▶ _DATASET EXTRACT_

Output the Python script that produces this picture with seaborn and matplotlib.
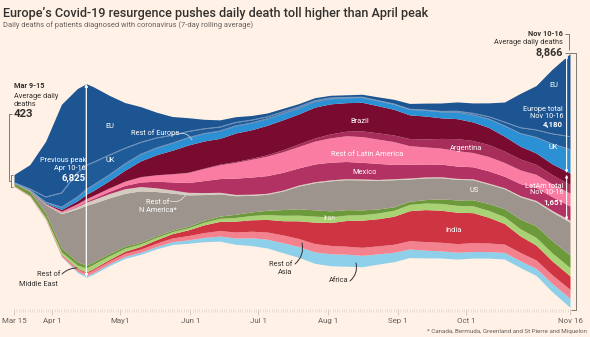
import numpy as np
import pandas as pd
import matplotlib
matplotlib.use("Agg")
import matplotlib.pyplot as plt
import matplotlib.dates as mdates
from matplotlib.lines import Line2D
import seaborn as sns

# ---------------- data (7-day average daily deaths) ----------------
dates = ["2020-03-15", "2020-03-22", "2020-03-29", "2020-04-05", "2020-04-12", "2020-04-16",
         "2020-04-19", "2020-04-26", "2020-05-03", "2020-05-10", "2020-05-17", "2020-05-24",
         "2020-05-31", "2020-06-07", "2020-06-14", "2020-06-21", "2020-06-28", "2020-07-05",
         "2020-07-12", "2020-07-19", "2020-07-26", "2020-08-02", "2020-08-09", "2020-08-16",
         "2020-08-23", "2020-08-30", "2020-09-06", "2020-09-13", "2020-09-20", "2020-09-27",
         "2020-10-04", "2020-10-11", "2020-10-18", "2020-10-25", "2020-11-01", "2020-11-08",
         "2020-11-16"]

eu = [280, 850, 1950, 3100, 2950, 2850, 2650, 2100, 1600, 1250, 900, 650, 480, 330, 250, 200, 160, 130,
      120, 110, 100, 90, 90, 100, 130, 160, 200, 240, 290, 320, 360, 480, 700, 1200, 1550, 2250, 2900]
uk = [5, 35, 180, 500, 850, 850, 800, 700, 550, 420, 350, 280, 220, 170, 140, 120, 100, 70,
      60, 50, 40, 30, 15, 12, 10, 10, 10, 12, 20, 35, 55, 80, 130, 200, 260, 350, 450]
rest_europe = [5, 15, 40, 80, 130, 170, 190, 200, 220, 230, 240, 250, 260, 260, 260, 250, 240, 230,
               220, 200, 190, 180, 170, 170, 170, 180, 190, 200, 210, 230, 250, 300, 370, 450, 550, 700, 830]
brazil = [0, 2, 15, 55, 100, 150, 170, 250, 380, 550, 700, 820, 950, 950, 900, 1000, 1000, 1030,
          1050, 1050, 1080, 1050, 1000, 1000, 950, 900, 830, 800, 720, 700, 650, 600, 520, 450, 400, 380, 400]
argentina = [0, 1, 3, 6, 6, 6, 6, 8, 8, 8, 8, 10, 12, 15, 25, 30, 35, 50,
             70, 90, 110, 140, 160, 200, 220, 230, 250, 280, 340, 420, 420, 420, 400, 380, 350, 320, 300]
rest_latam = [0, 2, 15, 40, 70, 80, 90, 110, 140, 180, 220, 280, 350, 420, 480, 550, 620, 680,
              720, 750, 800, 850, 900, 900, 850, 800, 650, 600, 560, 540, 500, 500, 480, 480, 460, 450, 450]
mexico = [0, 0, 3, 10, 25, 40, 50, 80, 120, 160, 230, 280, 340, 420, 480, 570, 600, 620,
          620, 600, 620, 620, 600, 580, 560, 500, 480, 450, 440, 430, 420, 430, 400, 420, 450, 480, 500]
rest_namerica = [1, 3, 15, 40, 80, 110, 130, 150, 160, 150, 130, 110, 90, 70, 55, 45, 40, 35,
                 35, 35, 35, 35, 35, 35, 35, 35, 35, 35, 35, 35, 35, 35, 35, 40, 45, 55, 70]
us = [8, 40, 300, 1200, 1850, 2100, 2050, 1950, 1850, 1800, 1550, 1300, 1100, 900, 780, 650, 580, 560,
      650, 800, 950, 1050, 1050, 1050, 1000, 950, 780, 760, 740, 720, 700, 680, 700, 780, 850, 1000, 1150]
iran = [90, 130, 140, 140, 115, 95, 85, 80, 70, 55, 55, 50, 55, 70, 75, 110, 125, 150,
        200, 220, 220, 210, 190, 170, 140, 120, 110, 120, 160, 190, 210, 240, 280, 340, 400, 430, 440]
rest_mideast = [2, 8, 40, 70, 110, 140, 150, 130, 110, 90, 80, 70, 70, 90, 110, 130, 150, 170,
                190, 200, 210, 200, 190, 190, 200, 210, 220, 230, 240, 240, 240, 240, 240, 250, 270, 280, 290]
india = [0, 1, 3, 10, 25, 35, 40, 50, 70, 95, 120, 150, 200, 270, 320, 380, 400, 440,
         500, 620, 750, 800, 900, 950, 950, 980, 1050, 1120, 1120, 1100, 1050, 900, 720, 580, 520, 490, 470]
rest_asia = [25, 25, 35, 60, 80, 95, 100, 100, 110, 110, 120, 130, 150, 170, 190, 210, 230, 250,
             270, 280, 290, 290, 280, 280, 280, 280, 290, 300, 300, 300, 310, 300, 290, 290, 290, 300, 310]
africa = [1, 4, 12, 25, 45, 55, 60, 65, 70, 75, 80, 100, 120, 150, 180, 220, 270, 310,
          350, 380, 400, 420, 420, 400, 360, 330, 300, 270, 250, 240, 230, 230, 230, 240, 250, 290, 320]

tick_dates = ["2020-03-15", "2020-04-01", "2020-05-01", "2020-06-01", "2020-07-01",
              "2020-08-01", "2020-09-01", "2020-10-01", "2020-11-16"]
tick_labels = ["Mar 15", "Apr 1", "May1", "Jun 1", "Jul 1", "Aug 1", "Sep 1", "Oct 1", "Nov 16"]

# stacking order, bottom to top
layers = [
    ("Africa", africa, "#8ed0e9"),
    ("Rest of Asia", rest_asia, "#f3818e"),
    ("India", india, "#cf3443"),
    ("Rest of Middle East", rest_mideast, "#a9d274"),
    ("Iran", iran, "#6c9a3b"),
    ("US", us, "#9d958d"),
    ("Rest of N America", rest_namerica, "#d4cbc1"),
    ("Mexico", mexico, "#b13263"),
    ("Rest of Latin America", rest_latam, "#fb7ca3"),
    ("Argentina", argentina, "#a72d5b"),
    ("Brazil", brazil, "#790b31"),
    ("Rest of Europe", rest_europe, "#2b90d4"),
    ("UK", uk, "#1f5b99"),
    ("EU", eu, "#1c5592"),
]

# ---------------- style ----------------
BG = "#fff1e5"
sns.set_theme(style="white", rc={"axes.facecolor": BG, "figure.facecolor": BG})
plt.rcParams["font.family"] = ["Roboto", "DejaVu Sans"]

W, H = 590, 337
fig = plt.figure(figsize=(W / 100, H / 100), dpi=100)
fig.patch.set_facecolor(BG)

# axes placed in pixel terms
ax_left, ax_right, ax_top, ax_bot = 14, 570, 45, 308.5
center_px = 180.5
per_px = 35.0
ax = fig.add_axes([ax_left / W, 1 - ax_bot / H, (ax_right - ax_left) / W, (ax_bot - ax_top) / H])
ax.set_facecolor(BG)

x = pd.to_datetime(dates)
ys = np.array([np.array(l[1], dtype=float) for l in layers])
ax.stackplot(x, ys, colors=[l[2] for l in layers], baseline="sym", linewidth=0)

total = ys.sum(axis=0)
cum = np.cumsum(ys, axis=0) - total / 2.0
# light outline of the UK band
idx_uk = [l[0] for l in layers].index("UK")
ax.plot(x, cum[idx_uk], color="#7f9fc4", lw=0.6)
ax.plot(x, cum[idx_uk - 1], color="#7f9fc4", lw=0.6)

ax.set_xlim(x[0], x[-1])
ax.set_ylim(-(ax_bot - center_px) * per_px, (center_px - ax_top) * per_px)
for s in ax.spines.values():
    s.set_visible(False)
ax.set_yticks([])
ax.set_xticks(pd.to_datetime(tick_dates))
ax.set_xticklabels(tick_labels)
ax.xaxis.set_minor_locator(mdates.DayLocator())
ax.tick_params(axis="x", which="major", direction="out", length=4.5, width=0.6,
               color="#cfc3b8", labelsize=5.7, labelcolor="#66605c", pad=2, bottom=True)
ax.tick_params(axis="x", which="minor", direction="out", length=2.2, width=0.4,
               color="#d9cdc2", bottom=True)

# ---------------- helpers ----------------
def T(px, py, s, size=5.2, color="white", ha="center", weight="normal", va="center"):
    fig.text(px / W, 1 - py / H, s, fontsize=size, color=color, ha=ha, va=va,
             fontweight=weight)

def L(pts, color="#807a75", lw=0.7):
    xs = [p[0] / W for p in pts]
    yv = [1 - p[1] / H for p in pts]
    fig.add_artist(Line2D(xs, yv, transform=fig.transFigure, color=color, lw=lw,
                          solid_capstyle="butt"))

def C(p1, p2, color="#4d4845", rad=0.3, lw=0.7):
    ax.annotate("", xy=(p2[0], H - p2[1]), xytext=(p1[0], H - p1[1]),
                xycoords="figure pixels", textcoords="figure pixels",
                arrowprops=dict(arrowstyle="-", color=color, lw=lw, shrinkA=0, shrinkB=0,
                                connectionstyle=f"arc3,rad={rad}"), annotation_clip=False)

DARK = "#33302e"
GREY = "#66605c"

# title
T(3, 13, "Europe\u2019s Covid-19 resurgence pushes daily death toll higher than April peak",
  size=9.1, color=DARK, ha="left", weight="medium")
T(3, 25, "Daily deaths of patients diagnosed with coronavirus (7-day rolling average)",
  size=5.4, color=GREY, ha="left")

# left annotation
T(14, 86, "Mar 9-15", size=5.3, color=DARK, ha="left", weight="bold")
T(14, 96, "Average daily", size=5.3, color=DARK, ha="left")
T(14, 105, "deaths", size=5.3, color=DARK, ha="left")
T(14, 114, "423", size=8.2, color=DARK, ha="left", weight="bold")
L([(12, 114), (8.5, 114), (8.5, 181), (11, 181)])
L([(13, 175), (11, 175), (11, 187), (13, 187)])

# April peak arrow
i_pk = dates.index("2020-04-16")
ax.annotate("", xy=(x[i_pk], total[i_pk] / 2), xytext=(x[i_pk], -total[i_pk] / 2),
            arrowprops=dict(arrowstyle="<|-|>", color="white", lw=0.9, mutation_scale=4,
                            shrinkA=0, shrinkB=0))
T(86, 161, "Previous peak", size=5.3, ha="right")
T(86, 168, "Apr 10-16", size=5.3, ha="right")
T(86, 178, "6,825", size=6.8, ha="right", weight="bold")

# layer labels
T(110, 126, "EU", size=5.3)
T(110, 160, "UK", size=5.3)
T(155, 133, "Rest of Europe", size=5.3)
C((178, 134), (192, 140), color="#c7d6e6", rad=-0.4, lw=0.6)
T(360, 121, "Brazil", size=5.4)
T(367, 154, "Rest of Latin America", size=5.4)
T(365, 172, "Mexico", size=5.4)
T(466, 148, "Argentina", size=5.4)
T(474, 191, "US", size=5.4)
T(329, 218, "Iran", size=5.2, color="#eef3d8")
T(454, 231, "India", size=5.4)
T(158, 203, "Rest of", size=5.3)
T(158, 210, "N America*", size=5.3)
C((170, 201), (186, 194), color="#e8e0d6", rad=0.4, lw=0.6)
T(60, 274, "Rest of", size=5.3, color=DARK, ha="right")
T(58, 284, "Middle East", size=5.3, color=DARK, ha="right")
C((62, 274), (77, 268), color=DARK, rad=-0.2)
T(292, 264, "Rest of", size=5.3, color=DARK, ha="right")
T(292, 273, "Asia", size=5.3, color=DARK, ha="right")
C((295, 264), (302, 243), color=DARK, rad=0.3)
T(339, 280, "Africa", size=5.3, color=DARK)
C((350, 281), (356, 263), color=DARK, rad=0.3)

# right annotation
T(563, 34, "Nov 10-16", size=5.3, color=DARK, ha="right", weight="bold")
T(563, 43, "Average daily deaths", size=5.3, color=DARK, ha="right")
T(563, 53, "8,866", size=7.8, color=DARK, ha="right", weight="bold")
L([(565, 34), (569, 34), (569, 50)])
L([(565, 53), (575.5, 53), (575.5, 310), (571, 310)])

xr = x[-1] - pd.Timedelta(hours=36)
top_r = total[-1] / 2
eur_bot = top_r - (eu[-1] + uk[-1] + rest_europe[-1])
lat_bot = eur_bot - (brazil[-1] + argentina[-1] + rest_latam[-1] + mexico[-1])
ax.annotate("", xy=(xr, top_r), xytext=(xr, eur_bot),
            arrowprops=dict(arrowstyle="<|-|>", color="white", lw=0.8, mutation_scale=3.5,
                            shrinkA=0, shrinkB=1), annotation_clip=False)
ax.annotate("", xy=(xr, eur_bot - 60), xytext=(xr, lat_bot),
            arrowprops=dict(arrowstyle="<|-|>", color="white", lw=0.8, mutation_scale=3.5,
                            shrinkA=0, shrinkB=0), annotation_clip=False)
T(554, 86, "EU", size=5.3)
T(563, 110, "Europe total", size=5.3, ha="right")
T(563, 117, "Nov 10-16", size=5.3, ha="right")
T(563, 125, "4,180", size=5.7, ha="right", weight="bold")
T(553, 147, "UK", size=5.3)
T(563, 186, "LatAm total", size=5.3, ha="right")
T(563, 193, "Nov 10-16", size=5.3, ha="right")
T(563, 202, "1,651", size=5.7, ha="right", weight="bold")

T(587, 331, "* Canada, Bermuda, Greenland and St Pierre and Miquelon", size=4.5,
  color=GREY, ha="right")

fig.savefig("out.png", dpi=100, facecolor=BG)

▶ _TASK_
Set down again, exactly, the lines of the material above from its first line to the one with "import seaborn as sns", inclusive. Leave the pictures out.

▶ _OUTPUT FOR THIS TASK_
Output the Python script that produces this picture with seaborn and matplotlib.
import numpy as np
import pandas as pd
import matplotlib
matplotlib.use("Agg")
import matplotlib.pyplot as plt
import matplotlib.dates as mdates
from matplotlib.lines import Line2D
import seaborn as sns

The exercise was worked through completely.